**What is asked:** Return the entries verbatim and drop every picture.
+===+
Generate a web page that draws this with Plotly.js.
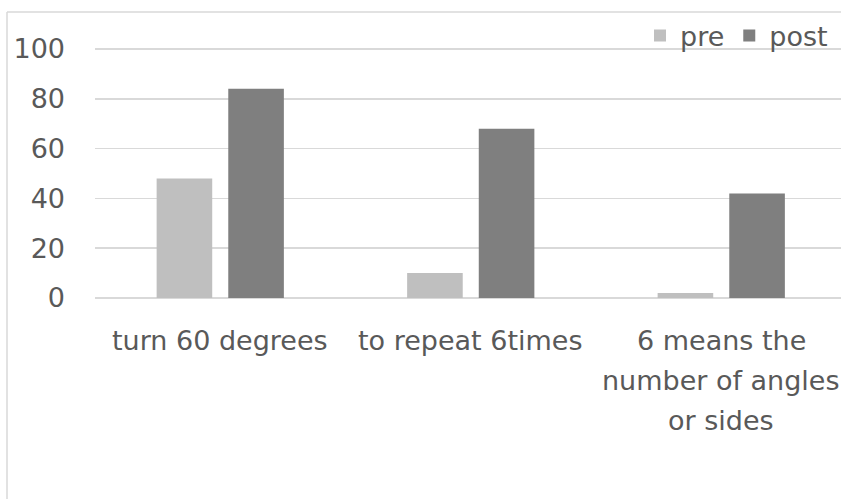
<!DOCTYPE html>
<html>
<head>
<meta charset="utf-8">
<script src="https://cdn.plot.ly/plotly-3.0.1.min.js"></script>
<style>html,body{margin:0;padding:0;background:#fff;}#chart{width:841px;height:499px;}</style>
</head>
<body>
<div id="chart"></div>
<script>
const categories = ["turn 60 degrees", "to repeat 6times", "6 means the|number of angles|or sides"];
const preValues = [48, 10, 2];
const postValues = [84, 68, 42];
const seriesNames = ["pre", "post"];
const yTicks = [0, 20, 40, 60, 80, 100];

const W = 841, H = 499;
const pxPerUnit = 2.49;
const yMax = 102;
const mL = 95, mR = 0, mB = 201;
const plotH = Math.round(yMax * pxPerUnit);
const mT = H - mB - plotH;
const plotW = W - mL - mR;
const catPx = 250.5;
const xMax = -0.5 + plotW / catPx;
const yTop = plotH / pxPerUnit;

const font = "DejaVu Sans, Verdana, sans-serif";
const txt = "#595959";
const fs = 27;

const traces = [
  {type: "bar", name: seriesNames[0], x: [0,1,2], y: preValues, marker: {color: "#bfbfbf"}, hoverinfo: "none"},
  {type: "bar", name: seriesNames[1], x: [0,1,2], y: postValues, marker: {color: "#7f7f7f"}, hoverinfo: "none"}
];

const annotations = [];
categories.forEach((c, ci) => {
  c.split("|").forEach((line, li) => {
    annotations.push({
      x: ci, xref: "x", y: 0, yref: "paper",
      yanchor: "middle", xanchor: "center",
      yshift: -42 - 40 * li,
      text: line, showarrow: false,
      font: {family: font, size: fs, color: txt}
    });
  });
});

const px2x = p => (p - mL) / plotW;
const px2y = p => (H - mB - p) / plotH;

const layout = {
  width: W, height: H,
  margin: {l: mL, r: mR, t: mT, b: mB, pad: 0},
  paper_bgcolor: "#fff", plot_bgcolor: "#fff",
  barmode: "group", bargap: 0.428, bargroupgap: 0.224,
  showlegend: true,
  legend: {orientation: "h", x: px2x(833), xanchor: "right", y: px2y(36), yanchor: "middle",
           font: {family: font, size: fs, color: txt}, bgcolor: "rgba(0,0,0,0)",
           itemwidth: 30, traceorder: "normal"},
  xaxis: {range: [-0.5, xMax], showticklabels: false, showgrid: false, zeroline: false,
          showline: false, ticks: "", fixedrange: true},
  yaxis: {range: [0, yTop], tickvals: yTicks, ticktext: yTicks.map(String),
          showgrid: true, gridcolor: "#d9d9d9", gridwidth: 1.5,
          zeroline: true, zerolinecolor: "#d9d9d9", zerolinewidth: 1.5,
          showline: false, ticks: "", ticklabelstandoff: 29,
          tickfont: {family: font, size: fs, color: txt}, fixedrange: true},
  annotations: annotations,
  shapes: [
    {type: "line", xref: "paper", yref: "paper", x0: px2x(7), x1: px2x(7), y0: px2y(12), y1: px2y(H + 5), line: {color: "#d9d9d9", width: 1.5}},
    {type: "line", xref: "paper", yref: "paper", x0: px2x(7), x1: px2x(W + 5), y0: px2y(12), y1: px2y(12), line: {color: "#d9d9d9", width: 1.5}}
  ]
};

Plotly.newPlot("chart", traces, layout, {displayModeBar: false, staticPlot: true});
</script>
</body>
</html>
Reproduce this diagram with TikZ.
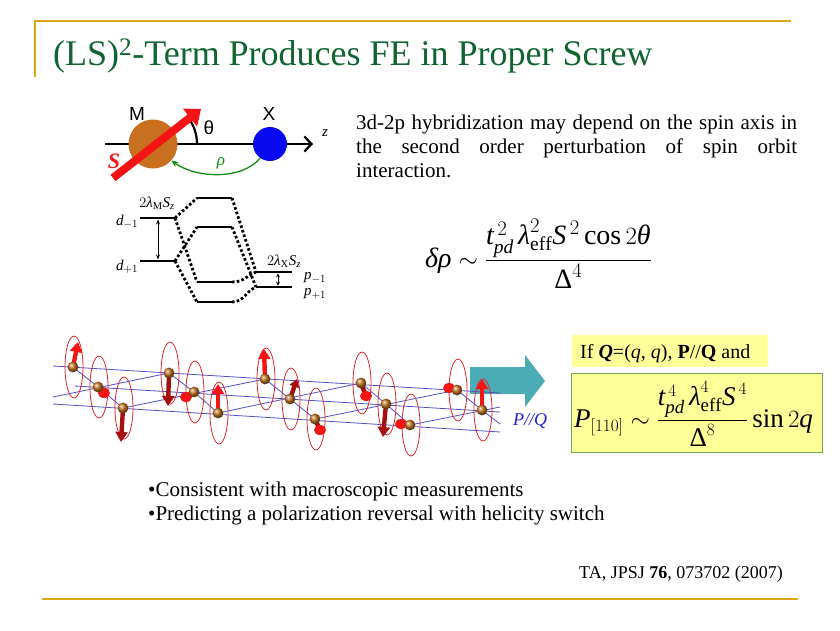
+===+
**Exercise solution:**
Generate a web page that draws this with Plotly.js.
<!DOCTYPE html>
<html>
<head>
<meta charset="utf-8">
<script src="https://cdn.plot.ly/plotly-3.0.1.min.js"></script>
<style>html,body{margin:0;padding:0;background:#fff;}#chart{width:841px;height:499px;}</style>
</head>
<body>
<div id="chart"></div>
<script>
const categories = ["turn 60 degrees", "to repeat 6times", "6 means the|number of angles|or sides"];
const preValues = [48, 10, 2];
const postValues = [84, 68, 42];
const seriesNames = ["pre", "post"];
const yTicks = [0, 20, 40, 60, 80, 100];

const W = 841, H = 499;
const pxPerUnit = 2.49;
const yMax = 102;
const mL = 95, mR = 0, mB = 201;
const plotH = Math.round(yMax * pxPerUnit);
const mT = H - mB - plotH;
const plotW = W - mL - mR;
const catPx = 250.5;
const xMax = -0.5 + plotW / catPx;
const yTop = plotH / pxPerUnit;

const font = "DejaVu Sans, Verdana, sans-serif";
const txt = "#595959";
const fs = 27;

const traces = [
  {type: "bar", name: seriesNames[0], x: [0,1,2], y: preValues, marker: {color: "#bfbfbf"}, hoverinfo: "none"},
  {type: "bar", name: seriesNames[1], x: [0,1,2], y: postValues, marker: {color: "#7f7f7f"}, hoverinfo: "none"}
];

const annotations = [];
categories.forEach((c, ci) => {
  c.split("|").forEach((line, li) => {
    annotations.push({
      x: ci, xref: "x", y: 0, yref: "paper",
      yanchor: "middle", xanchor: "center",
      yshift: -42 - 40 * li,
      text: line, showarrow: false,
      font: {family: font, size: fs, color: txt}
    });
  });
});

const px2x = p => (p - mL) / plotW;
const px2y = p => (H - mB - p) / plotH;

const layout = {
  width: W, height: H,
  margin: {l: mL, r: mR, t: mT, b: mB, pad: 0},
  paper_bgcolor: "#fff", plot_bgcolor: "#fff",
  barmode: "group", bargap: 0.428, bargroupgap: 0.224,
  showlegend: true,
  legend: {orientation: "h", x: px2x(833), xanchor: "right", y: px2y(36), yanchor: "middle",
           font: {family: font, size: fs, color: txt}, bgcolor: "rgba(0,0,0,0)",
           itemwidth: 30, traceorder: "normal"},
  xaxis: {range: [-0.5, xMax], showticklabels: false, showgrid: false, zeroline: false,
          showline: false, ticks: "", fixedrange: true},
  yaxis: {range: [0, yTop], tickvals: yTicks, ticktext: yTicks.map(String),
          showgrid: true, gridcolor: "#d9d9d9", gridwidth: 1.5,
          zeroline: true, zerolinecolor: "#d9d9d9", zerolinewidth: 1.5,
          showline: false, ticks: "", ticklabelstandoff: 29,
          tickfont: {family: font, size: fs, color: txt}, fixedrange: true},
  annotations: annotations,
  shapes: [
    {type: "line", xref: "paper", yref: "paper", x0: px2x(7), x1: px2x(7), y0: px2y(12), y1: px2y(H + 5), line: {color: "#d9d9d9", width: 1.5}},
    {type: "line", xref: "paper", yref: "paper", x0: px2x(7), x1: px2x(W + 5), y0: px2y(12), y1: px2y(12), line: {color: "#d9d9d9", width: 1.5}}
  ]
};

Plotly.newPlot("chart", traces, layout, {displayModeBar: false, staticPlot: true});
</script>
</body>
</html>
Reproduce this diagram with TikZ.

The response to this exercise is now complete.